(Rows from a dataset of charts and code)
"""
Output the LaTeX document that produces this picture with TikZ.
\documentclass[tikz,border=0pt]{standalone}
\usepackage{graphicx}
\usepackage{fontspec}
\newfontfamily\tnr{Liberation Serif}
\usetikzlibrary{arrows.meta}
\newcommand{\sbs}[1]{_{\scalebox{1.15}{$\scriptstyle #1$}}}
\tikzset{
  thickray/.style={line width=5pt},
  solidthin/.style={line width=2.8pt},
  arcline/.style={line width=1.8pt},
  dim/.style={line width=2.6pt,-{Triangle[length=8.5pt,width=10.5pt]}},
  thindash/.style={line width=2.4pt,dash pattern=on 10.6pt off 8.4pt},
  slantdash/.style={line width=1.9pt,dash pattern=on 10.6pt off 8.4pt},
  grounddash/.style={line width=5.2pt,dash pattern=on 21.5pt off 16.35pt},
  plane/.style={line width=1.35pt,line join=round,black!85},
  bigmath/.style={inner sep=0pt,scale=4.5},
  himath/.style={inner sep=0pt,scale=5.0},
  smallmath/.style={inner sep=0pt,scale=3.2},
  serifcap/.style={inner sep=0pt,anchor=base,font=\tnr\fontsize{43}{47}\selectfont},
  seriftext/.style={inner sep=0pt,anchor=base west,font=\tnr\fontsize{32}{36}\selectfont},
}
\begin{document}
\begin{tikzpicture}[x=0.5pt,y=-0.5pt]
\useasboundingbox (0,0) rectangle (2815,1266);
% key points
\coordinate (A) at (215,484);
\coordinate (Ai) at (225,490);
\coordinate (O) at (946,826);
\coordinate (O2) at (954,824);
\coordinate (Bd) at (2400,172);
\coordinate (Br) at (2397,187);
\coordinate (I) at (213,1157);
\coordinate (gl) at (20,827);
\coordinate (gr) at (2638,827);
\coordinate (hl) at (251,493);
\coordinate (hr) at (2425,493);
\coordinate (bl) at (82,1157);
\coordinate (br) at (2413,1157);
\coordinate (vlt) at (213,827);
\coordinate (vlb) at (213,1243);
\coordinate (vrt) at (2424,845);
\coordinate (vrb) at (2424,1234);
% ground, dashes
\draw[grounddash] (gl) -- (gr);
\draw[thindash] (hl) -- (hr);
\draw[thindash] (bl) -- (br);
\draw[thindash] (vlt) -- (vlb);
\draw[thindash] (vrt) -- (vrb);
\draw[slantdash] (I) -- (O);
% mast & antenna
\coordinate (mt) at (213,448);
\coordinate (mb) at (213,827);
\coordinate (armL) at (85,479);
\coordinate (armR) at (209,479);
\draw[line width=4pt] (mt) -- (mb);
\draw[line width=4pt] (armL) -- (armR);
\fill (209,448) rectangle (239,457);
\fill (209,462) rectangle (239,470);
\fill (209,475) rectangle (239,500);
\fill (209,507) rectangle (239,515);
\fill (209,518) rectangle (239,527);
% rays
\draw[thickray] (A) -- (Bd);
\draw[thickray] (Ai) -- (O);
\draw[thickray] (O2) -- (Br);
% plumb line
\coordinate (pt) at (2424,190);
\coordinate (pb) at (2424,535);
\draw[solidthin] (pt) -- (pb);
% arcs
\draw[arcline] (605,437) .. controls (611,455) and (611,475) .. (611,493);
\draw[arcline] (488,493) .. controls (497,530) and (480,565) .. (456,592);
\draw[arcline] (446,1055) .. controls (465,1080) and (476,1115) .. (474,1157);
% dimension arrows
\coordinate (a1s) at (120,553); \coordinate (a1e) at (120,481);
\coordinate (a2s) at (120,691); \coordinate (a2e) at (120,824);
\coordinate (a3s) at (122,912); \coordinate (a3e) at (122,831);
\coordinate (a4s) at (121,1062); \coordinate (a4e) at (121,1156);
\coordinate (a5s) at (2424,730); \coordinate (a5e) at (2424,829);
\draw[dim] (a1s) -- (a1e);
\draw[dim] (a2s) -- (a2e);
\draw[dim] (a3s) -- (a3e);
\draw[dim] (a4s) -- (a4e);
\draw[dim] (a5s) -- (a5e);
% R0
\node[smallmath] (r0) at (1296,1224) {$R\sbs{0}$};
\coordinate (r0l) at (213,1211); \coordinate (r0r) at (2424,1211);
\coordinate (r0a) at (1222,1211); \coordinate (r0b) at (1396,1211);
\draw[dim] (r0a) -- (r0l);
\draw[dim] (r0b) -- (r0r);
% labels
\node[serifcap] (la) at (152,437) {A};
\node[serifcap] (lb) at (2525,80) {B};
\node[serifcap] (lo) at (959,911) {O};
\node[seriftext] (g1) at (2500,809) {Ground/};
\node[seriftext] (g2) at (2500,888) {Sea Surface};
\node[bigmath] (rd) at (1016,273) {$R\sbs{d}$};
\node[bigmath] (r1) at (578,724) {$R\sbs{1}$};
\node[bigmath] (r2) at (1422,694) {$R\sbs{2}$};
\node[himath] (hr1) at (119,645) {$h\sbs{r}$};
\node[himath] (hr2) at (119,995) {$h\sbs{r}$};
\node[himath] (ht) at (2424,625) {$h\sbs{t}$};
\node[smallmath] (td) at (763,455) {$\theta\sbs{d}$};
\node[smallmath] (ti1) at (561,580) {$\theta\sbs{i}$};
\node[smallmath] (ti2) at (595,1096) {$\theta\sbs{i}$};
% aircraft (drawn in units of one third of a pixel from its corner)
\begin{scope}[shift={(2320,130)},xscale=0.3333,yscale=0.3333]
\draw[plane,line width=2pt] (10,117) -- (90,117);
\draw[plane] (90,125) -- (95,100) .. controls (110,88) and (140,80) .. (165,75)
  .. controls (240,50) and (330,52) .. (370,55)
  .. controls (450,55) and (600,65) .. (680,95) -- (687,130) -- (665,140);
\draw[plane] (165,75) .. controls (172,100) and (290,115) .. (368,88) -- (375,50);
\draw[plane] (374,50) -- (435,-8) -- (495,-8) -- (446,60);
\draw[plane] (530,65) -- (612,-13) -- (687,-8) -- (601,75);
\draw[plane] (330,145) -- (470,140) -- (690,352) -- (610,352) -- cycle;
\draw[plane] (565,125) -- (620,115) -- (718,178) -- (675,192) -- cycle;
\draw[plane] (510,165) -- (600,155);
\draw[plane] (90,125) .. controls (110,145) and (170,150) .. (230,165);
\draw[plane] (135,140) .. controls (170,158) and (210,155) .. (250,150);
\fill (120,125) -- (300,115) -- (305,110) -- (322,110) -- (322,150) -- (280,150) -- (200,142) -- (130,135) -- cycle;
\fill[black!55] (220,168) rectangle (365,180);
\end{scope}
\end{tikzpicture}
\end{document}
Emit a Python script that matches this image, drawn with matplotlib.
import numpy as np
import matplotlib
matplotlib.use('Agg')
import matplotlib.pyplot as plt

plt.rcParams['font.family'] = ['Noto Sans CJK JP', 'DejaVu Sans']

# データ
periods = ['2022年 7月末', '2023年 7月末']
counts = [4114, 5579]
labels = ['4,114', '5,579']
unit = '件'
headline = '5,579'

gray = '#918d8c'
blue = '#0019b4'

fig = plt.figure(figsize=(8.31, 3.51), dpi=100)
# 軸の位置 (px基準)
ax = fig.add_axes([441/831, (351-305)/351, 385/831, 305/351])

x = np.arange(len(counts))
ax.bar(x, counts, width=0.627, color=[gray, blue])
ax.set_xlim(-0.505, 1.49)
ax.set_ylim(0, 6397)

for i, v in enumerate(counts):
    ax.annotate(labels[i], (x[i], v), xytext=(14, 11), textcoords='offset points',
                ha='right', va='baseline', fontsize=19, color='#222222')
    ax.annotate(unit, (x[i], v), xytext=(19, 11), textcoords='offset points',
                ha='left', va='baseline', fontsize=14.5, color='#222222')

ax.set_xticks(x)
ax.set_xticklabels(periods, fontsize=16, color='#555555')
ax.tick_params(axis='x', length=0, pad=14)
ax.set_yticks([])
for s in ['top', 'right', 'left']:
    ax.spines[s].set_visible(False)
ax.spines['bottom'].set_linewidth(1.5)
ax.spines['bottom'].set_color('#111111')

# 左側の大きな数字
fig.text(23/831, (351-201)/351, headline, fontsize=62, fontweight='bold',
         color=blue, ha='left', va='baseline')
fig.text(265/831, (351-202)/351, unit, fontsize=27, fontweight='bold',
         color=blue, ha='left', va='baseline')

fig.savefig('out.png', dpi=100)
"""
### Aim of the exercise
Search the data for "drawn". Copy every line that has it.

### Response to the exercise
% aircraft (drawn in units of one third of a pixel from its corner)
Emit a Python script that matches this image, drawn with matplotlib.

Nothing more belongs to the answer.